As we adapt our infrastructure we are also working to change behaviors. House-by-house student contests to shut off power to idle appliances, as well as campuswide drives to put computer monitors to sleep when not in use, have been notably successful. One of our near-term goals is to install visible energy monitors in the public areas of houses and other buildings so that users can easily see their utility usage in real time and recognize the direct impact each of us can have via the choices we make.

Our purchasing decisions, notably in dining, are an area of focus as well. We prioritize local food purchases as often as we feasibly can in the context of western New England’s relatively brief growing season. The Pioneer Valley is a locus of sustainable farming and dairy initiatives; we source some 20 percent of our food and beverage purchases from within a 150-mile radius, with most of the local fruits and vegetables coming from much closer. We will increase the 20-percent figure to 30 percent as part of our sustainability goals.

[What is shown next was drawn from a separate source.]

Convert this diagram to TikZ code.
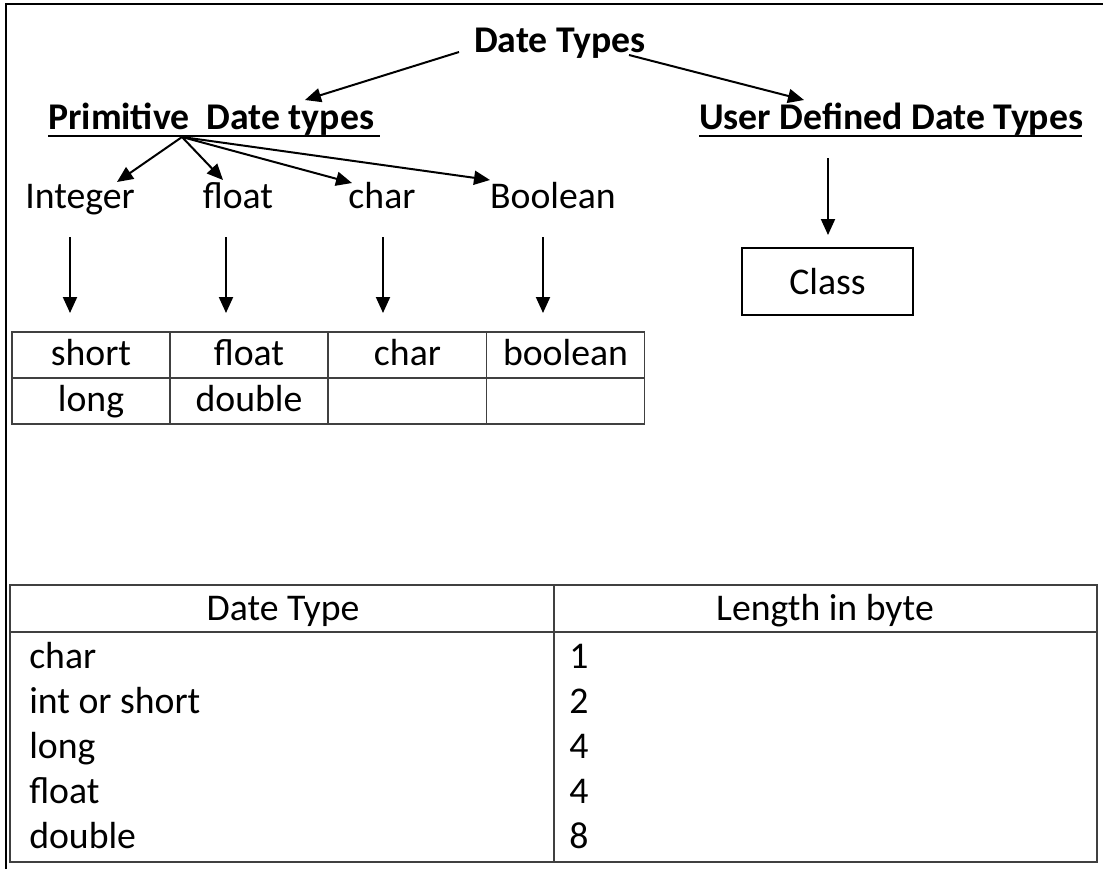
\documentclass[tikz,border=0pt]{standalone}
\usepackage{fontspec}
\setmainfont{Carlito}
\usetikzlibrary{arrows.meta}
\newcommand{\txtsize}{\fontsize{28.3}{34}\selectfont}

\begin{document}
\begin{tikzpicture}[x=0.75pt,y=-0.75pt,
    txt/.style={inner sep=0pt, font=\txtsize},
    bold/.style={inner sep=0pt, font=\txtsize\bfseries},
    arr/.style={line width=1.5pt, -{Triangle[length=12pt,width=10.5pt]}},
    cell/.style={draw=black!75, line width=0.8pt, minimum width=118.5pt,
                 minimum height=34.5pt, inner sep=0pt, font=\txtsize,
                 text height=20.5pt, text depth=5.5pt},
    uline/.style={line width=1.8pt}]
  \useasboundingbox (0,0) rectangle (1103,869);
  % frame
  \draw[line width=2pt] (6,869) -- (6,4) -- (1103,4);

  % headings
  \node[bold, anchor=base] (top) at (560,52) {Date Types};
  \node[bold, anchor=base west] (prim) at (48,129) {Primitive\ \ Date types};
  \node[bold, anchor=base west] (user) at (699,129) {User Defined Date Types};
  \draw[uline] (48,136) -- (380,136);
  \draw[uline] (699,136) -- (1082,136);

  \coordinate (topl) at (459,52);
  \coordinate (topr) at (629,55);
  \coordinate (primin) at (305,100);
  \coordinate (userin) at (804,100);
  \draw[arr] (topl) -- (primin);
  \draw[arr] (topr) -- (userin);

  % primitive kinds
  \node[txt, anchor=base] (int) at (80,208) {Integer};
  \node[txt, anchor=base] (flt) at (238,208) {float};
  \node[txt, anchor=base] (chr) at (382,208) {char};
  \node[txt, anchor=base] (bool) at (553,208) {Boolean};

  \coordinate (pfan) at (182,137);
  \foreach \n/\x/\y in {i/117/182, f/223/180, c/352/183, b/490/180}
    \coordinate (in\n) at (\x,\y);
  \draw[arr] (pfan) -- (ini);
  \draw[arr] (pfan) -- (inf);
  \draw[arr] (pfan) -- (inc);
  \draw[arr] (pfan) -- (inb);

  \foreach \n/\x in {i/70, f/226, c/383, b/543} {
    \coordinate (d\n) at (\x,237);
    \coordinate (t\n) at (\x,313);
    \draw[arr] (d\n) -- (t\n);
  }

  % small table
  \node[cell] (s11) at (91,355) {short};
  \node[cell] (s12) at (249,355) {float};
  \node[cell] (s13) at (407.5,355) {char};
  \node[cell] (s14) at (565.5,355) {boolean};
  \node[cell] (s21) at (91,401) {long};
  \node[cell] (s22) at (249,401) {double};
  \node[cell] (s23) at (407.5,401) {};
  \node[cell] (s24) at (565.5,401) {};

  % user defined
  \node[draw, line width=1.3pt, minimum width=128pt, minimum height=50pt,
        inner sep=0pt, font=\txtsize] (cls) at (827.5,281.5) {Class};
  \coordinate (ud) at (828,158);
  \coordinate (ut) at (828,235);
  \draw[arr] (ud) -- (ut);

  % length table
  \draw[draw=black!75, line width=0.9pt] (10,585) rectangle (1097,862);
  \draw[draw=black!75, line width=0.9pt] (10,632) -- (1097,632);
  \draw[draw=black!75, line width=0.9pt] (554,585) -- (554,862);
  \node[txt, anchor=base] (h1) at (283,620) {Date Type};
  \node[txt, anchor=base] (h2) at (825,620) {Length in byte};
  \foreach \t/\n [count=\i] in {char/1, int or short/2, long/4, float/4, double/8} {
    \node[txt, anchor=base west] (r\i) at (29,623+45*\i) {\t};
    \node[txt, anchor=base west] (l\i) at (569,623+45*\i) {\n};
  }
\end{tikzpicture}
\end{document}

Signing the Presidents Climate Commitment also dedicates Smith to ensuring that issues of sustainability are part of every student’s educational experience -- an area in which we are already making significant investments. Through our Environmental Science and Policy (ES&P) program, long available as a minor and now a full-fledged major, we prepare students to face complex environmental challenges. In seeking to advance all students’ environmental literacy and foster future leaders in the environmental field, we are uniquely advantaged by CEEDS -- our new Center for the Environment, Ecological Design and Sustainability -- which serves as a nexus of faculty and student research initiatives and a link among such programs as ES&P, landscape studies, and engineering. Among his priorities, CEEDS Director Andrew Guswa, associate professor of engineering, intends the Center to empower students to take on environmental projects outside of the formal curriculum. With an established culture of faculty (and faculty-student) collaboration and a history of marrying research to action, Smith is strongly positioned to emerge as a model for advancing environmental stewardship and policy.

I am enormously encouraged by the clarity of plan and purpose that our community has shown around the challenges of sustainability. Even absent a public pledge, Smith is among a handful of colleges and universities that achieved significant declines in greenhouse gas emissions over the last decade. Our 2009 emissions levels trailed those of 1990 by more than 10 percent. We have made infrastructure investments whose payoff will be realized over decades to come.

And yet challenges remain. Reducing the environmental impacts of transportation, particularly air travel, remains a topic of discussion, particularly given how central international and off-campus study is to the Smith experience. Some institutions are investing in carbon offsets -- credits by which they compensate for their environmental impacts through investments in alternative energy enterprises or technologies -- to counteract their air-travel effects. Our community continues to discuss whether offsets represent a responsible strategy, particularly given the lack of regulation in that trading market. Similarly, while we assume that biofuels will play some role in our long-term sustainability strategies, we recognize that they may never be available in sufficient quantity or derived from a source that is environmentally acceptable.

A sustainable future is both a moral imperative and a powerful organizing principle for liberal arts education. As we grapple institutionally with the unfolding knowledge about climate change, we are giving students the experience of shaping and observing the evolution of their college as it addresses the major issue of this century. In educating the next generation of society’s leaders, we can do no less.